Attenzione al Cioccolato transgenico.
Essere consapevoli per vivere meglio.
Tra gli ingredienti del cioccolato in tavoletta c’è quasi sempre la lecitina, gran parte della quale proviene dagli USA e ha subito manipolazioni genetiche per acquisire una maggior resistenza ai pesticidi. A tale proposito riportiamo l’opinione del professor Luciano Pecchiai, patologo ed Emerito Primario dell’Ospedale dei Bambini Vittore Buzzi di Milano.
Il cioccolato in tavoletta può contenere derivati transgenici della soia?
Sì: l’anno scorso, il Consiglio d’Europa ha consentito la presenza della soia transgenica.
Le etichette del cioccolato in commercio segnalano in modo chiaro la presenza di alimenti transgenici?
No, poichè ciò é consentito dalla legge. Ma possiamo scegliere con maggior sicurezza il cioccolato privo di lecitina o con la dicitura “lecitina biologica”.
Ritiene che il quantitativo di lecitina transgenica contenuto in una tavoletta di cioccolato sia nocivo per l’uomo?
Si, e non é solo una mia opinione: dal 1996 il Consiglio Europeo ha ammesso che un alimento “nuovo” può generare un’intolleranza.
Ma la legge italiana non dovrebbe tutelare i bambini sotto i tre anni dal consumo di elementi transgenici?
Il DP
R 128/99 del Consiglio d’ Europa vieta la somministrazione di alimenti transgenici ai bambini sotto i tre anni e, personalmente, mi sto battendo a livello politico perché le etichette espongano avvertenze chiare.

Dal libro di Fernand Point “Ma gastronomie” (Aulnay sous Boix, 1974)

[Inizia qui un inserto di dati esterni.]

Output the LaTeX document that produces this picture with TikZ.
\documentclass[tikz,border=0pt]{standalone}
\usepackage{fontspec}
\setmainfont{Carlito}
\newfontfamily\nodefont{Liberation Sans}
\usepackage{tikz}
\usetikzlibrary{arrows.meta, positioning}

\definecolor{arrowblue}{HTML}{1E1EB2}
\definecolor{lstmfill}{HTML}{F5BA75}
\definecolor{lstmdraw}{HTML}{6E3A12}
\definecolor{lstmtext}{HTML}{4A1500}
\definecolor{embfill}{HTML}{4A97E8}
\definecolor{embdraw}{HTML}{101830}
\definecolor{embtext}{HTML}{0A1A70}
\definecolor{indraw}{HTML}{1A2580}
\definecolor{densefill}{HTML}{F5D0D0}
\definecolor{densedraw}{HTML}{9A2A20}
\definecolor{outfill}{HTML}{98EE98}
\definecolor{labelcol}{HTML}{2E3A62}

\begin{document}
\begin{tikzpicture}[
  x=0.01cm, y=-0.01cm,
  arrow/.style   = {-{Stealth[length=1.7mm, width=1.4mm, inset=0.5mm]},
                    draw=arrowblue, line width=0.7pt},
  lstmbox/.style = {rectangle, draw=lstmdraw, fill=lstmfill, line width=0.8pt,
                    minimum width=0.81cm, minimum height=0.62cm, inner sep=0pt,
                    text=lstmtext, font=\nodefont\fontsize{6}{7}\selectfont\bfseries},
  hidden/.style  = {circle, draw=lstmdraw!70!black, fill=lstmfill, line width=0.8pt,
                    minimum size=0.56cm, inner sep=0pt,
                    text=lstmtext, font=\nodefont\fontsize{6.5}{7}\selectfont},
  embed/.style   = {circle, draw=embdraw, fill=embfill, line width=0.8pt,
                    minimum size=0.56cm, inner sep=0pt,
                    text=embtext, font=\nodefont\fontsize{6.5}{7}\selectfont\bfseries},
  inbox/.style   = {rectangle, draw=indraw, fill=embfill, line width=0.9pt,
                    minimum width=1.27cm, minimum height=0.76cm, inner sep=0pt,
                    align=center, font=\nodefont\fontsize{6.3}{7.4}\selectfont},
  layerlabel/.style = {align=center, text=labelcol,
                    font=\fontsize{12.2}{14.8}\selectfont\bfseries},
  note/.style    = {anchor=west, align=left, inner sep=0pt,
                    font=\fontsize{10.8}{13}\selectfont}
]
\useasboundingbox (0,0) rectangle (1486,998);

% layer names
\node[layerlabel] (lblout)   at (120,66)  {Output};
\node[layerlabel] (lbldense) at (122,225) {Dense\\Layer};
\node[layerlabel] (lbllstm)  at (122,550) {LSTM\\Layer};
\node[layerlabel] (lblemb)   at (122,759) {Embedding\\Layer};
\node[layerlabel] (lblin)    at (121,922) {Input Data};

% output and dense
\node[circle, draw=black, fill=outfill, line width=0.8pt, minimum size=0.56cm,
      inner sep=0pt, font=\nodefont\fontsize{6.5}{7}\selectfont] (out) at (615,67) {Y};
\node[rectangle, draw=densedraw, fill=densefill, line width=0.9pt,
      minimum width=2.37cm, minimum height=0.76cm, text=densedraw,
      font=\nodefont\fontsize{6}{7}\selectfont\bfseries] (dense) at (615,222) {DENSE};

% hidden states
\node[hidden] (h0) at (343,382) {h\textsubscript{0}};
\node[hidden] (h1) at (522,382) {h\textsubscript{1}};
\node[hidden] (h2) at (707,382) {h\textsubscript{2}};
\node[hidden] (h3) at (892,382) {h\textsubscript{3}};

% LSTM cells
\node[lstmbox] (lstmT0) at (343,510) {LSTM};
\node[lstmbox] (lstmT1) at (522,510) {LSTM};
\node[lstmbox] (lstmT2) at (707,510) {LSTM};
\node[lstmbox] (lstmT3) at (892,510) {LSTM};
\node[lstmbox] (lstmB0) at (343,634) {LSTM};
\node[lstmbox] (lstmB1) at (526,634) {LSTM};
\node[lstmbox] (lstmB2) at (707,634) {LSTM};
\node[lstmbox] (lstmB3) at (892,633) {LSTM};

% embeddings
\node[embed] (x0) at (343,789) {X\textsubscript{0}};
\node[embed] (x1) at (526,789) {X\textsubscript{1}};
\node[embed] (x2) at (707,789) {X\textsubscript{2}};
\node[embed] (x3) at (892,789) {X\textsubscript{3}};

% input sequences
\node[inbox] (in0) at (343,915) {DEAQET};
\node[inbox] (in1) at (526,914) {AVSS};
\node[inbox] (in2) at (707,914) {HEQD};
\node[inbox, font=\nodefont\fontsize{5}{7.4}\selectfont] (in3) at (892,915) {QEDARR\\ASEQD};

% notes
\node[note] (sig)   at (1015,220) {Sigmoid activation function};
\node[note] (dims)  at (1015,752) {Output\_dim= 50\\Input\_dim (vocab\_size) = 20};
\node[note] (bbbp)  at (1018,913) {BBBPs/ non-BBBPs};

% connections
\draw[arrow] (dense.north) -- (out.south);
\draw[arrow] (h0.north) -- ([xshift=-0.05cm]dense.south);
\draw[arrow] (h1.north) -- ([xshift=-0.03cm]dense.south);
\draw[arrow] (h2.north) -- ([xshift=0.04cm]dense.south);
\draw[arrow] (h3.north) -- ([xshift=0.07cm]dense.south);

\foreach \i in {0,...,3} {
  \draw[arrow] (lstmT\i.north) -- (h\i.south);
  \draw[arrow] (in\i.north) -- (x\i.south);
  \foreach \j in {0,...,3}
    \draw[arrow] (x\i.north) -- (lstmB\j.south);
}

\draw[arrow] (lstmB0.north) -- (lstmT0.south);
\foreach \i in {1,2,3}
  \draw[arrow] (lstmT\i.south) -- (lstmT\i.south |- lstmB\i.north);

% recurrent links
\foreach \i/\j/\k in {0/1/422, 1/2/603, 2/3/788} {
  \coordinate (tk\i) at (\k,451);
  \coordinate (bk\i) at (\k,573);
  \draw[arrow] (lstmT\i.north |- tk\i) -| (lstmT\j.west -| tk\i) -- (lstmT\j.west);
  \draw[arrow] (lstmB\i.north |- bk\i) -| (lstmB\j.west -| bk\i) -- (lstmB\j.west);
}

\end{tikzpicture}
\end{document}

Riportiamo la ricetta di una grande gastronoma francese, Juliette Vignard:
“Quattro quarti al cioccolato di Juliette” che potrebbe rientrare tra le sopra citate varianti della Sacher. Fondere 125 g di cioccolata con poca acqua, unire 125 g di burro, 125 g di zucchero, 25 g di mandorle sbucciate, 2 tuorli. Battere a neve gli albumi e incorporarli. Imburrare una teglia con foro centrale e versarvi il composto. Cuocere a bagnomaria in forno caldo per 45 minuti. Il dolce sfornato può essere guarnito con una crema Chantilly o al Kirsch.